>> BEGIN

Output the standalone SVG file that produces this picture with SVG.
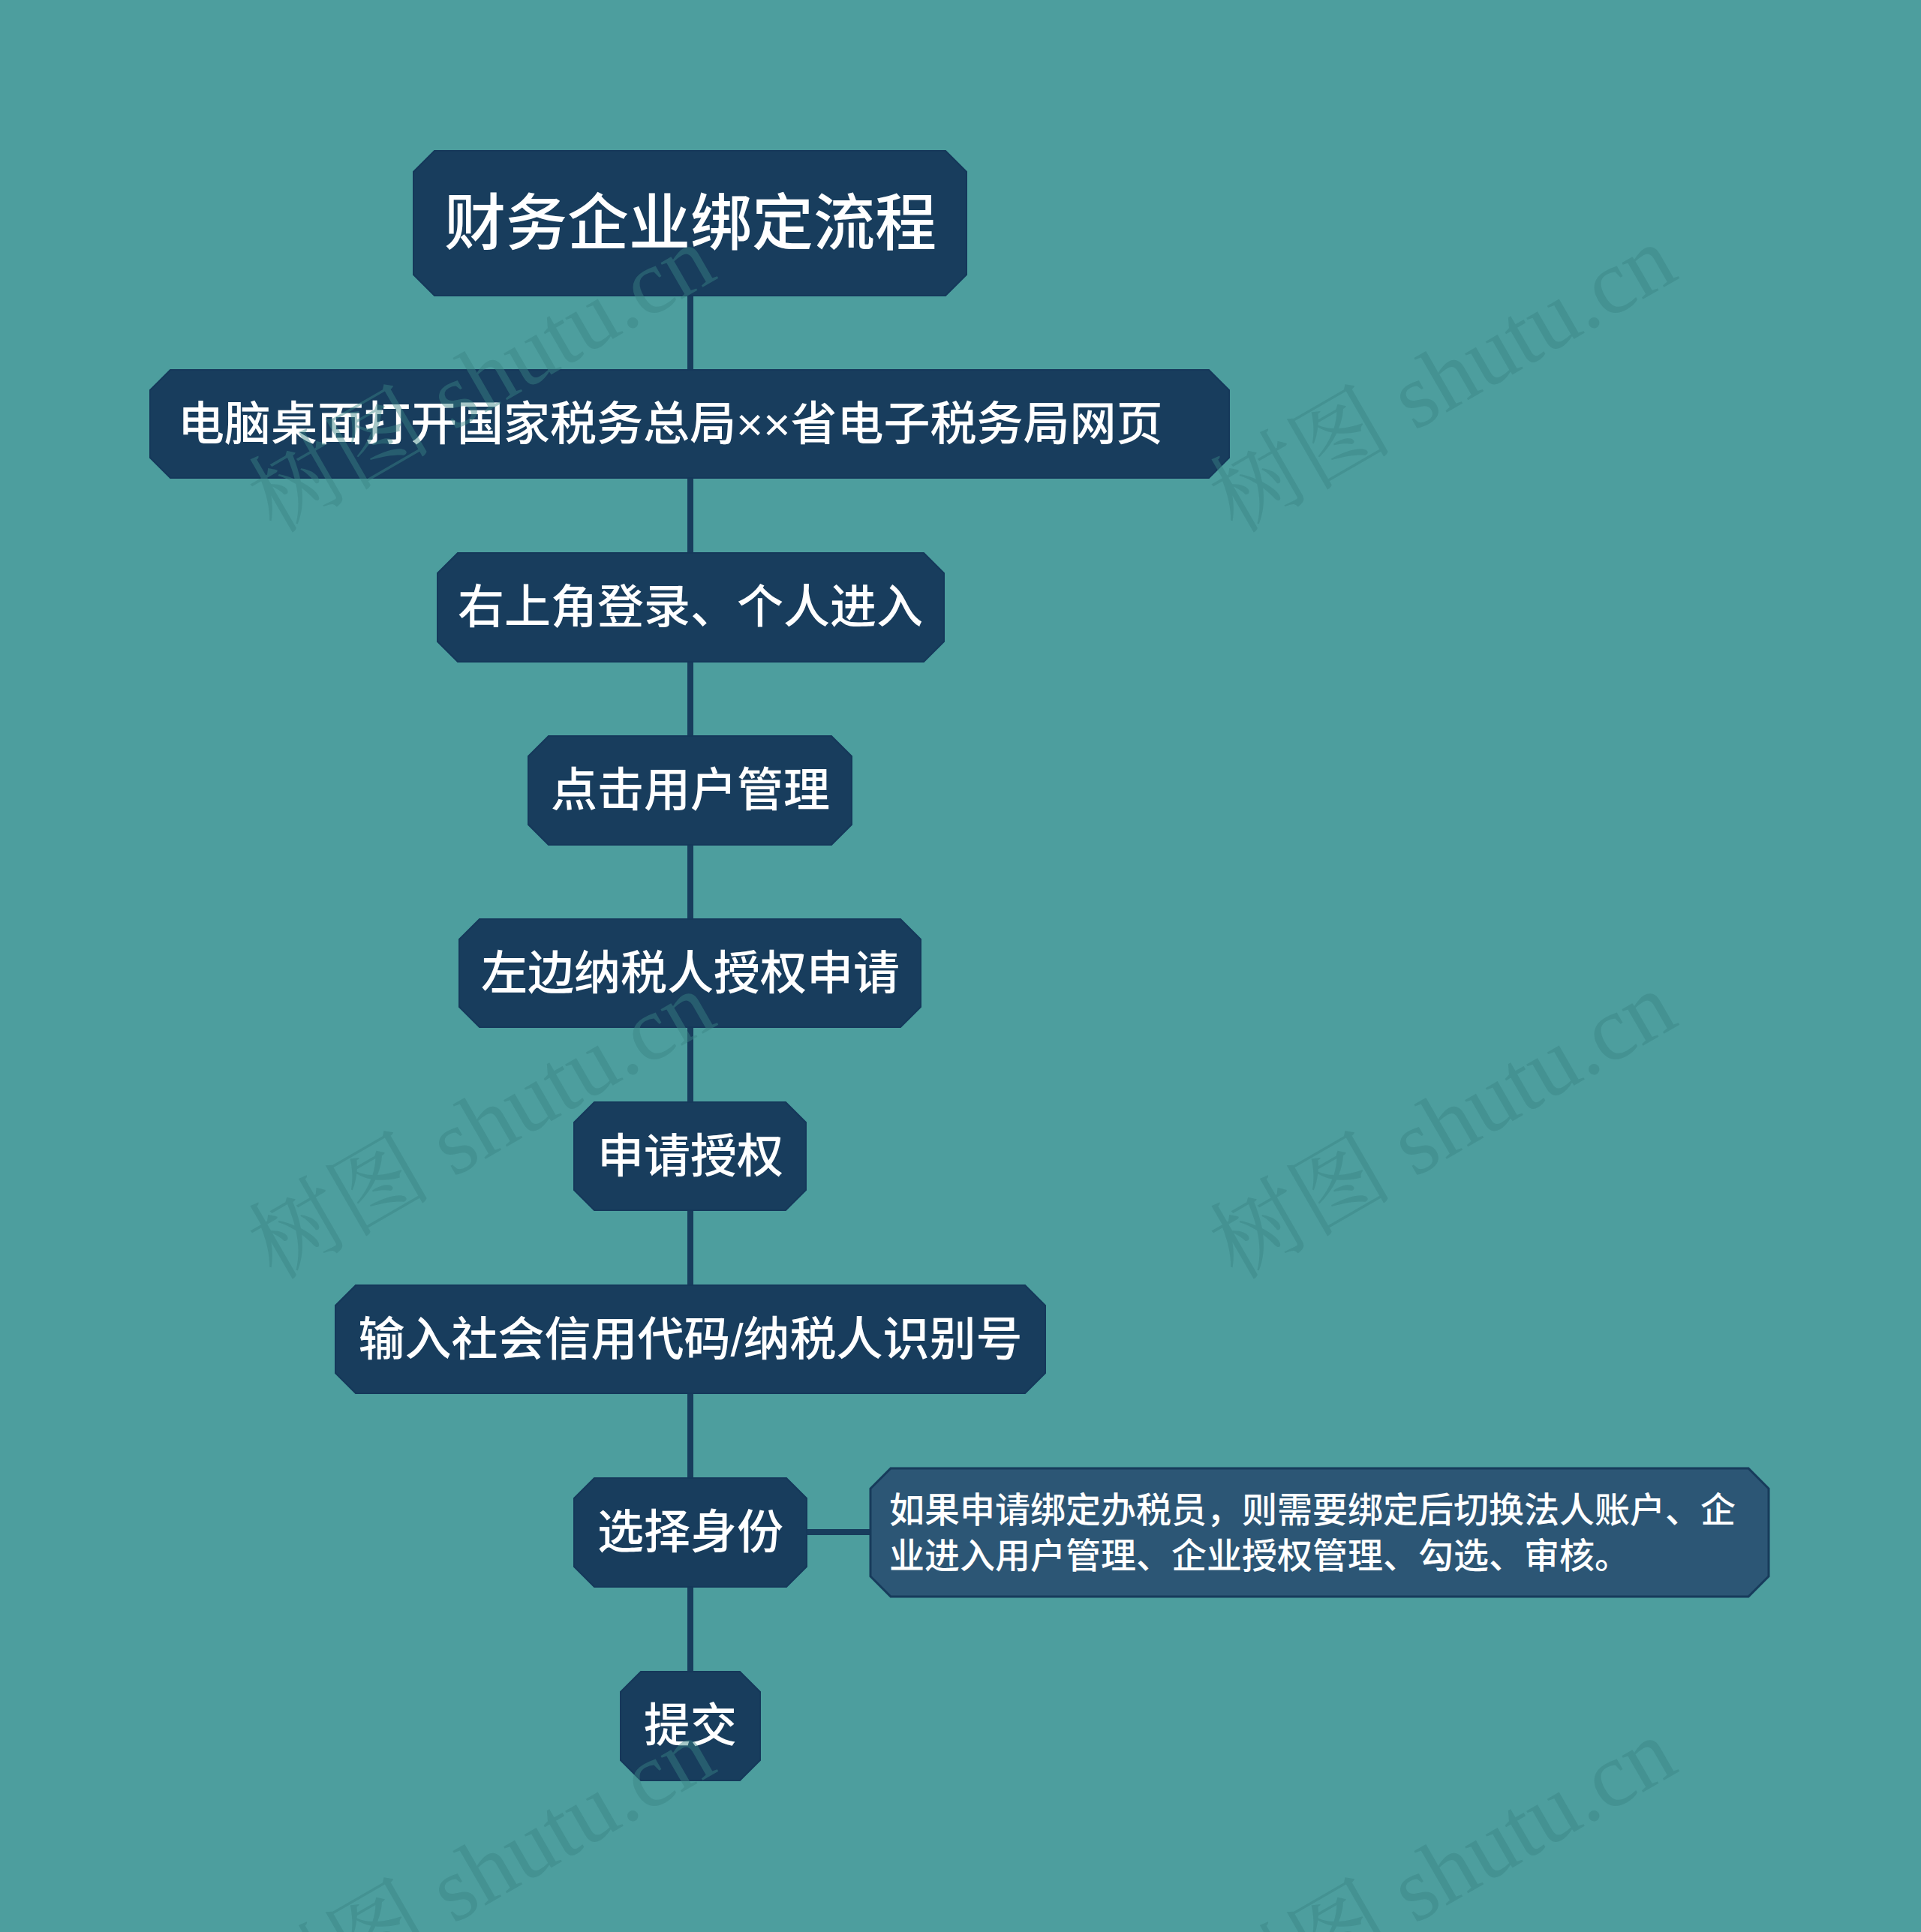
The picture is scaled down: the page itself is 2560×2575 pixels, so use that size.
<svg xmlns="http://www.w3.org/2000/svg" width="2560" height="2575" viewBox="0 0 2560 2575">
<style>
.node{fill:#183d5d;stroke:#15385a;stroke-width:2}
.note{fill:#2c5675;stroke:#173b5b;stroke-width:3}
.t{fill:#ffffff;font-family:"Liberation Sans","Noto Sans CJK SC",sans-serif;font-weight:500;dominant-baseline:central}
.c{text-anchor:middle}
.link{stroke:#183d5d;stroke-width:8;fill:none}
.wm{fill:#3a8585;opacity:0.45;font-family:"Liberation Serif","Noto Serif CJK SC","Noto Sans CJK SC",serif;font-size:122px}
</style>
<rect x="0" y="0" width="2560" height="2575" fill="#4d9e9e"/>
<g id="connectors">
<line class="link" x1="920" y1="394" x2="920" y2="2228"/>
<line class="link" x1="1075" y1="2042" x2="1160" y2="2042"/>
</g>
<g id="root">
<polygon class="node" points="579,201 1260,201 1288,229 1288,366 1260,394 579,394 551,366 551,229"/>
<text class="t c" x="920" y="297" font-size="82">财务企业绑定流程</text>
</g>
<g id="n2">
<polygon class="node" points="227,493 1611,493 1638,520 1638,610 1611,637 227,637 200,610 200,520"/>
<text class="t" x="237" y="565" font-size="62">电脑桌面打开国家税务总局××省电子税务局网页</text>
</g>
<g id="n3">
<polygon class="node" points="610,737 1231,737 1258,764 1258,855 1231,882 610,882 583,855 583,764"/>
<text class="t c" x="920" y="809" font-size="62">右上角登录、个人进入</text>
</g>
<g id="n4">
<polygon class="node" points="731,981 1108,981 1135,1008 1135,1099 1108,1126 731,1126 704,1099 704,1008"/>
<text class="t c" x="920" y="1053" font-size="62">点击用户管理</text>
</g>
<g id="n5">
<polygon class="node" points="639,1225 1200,1225 1227,1252 1227,1342 1200,1369 639,1369 612,1342 612,1252"/>
<text class="t c" x="920" y="1297" font-size="62">左边纳税人授权申请</text>
</g>
<g id="n6">
<polygon class="node" points="792,1469 1047,1469 1074,1496 1074,1586 1047,1613 792,1613 765,1586 765,1496"/>
<text class="t c" x="920" y="1541" font-size="62">申请授权</text>
</g>
<g id="n7">
<polygon class="node" points="474,1713 1366,1713 1393,1740 1393,1830 1366,1857 474,1857 447,1830 447,1740"/>
<text class="t c" x="920" y="1785" font-size="62">输入社会信用代码/纳税人识别号</text>
</g>
<g id="n8">
<polygon class="node" points="792,1970 1048,1970 1075,1997 1075,2088 1048,2115 792,2115 765,2088 765,1997"/>
<text class="t c" x="920" y="2042" font-size="62">选择身份</text>
</g>
<g id="note">
<polygon class="note" points="1187,1957 2330,1957 2357,1984 2357,2101 2330,2128 1187,2128 1160,2101 1160,1984"/>
<text class="t" x="1185" y="2012" font-size="47">如果申请绑定办税员，则需要绑定后切换法人账户、企</text>
<text class="t" x="1185" y="2073" font-size="47">业进入用户管理、企业授权管理、勾选、审核。</text>
</g>
<g id="n9">
<polygon class="node" points="854,2228 986,2228 1013,2255 1013,2346 986,2373 854,2373 827,2346 827,2255"/>
<text class="t c" x="920" y="2300" font-size="62">提交</text>
</g>
<g id="watermarks">
<text class="wm" transform="translate(366,712) rotate(-30)">树图 shutu.cn</text>
<text class="wm" transform="translate(1647,712) rotate(-30)">树图 shutu.cn</text>
<text class="wm" transform="translate(366,1707) rotate(-30)">树图 shutu.cn</text>
<text class="wm" transform="translate(1647,1707) rotate(-30)">树图 shutu.cn</text>
<text class="wm" transform="translate(366,2702) rotate(-30)">树图 shutu.cn</text>
<text class="wm" transform="translate(1647,2702) rotate(-30)">树图 shutu.cn</text>
</g>
</svg>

>> END

Each line in the material either holds the string "that" or does not. State how many do, and nothing else.

2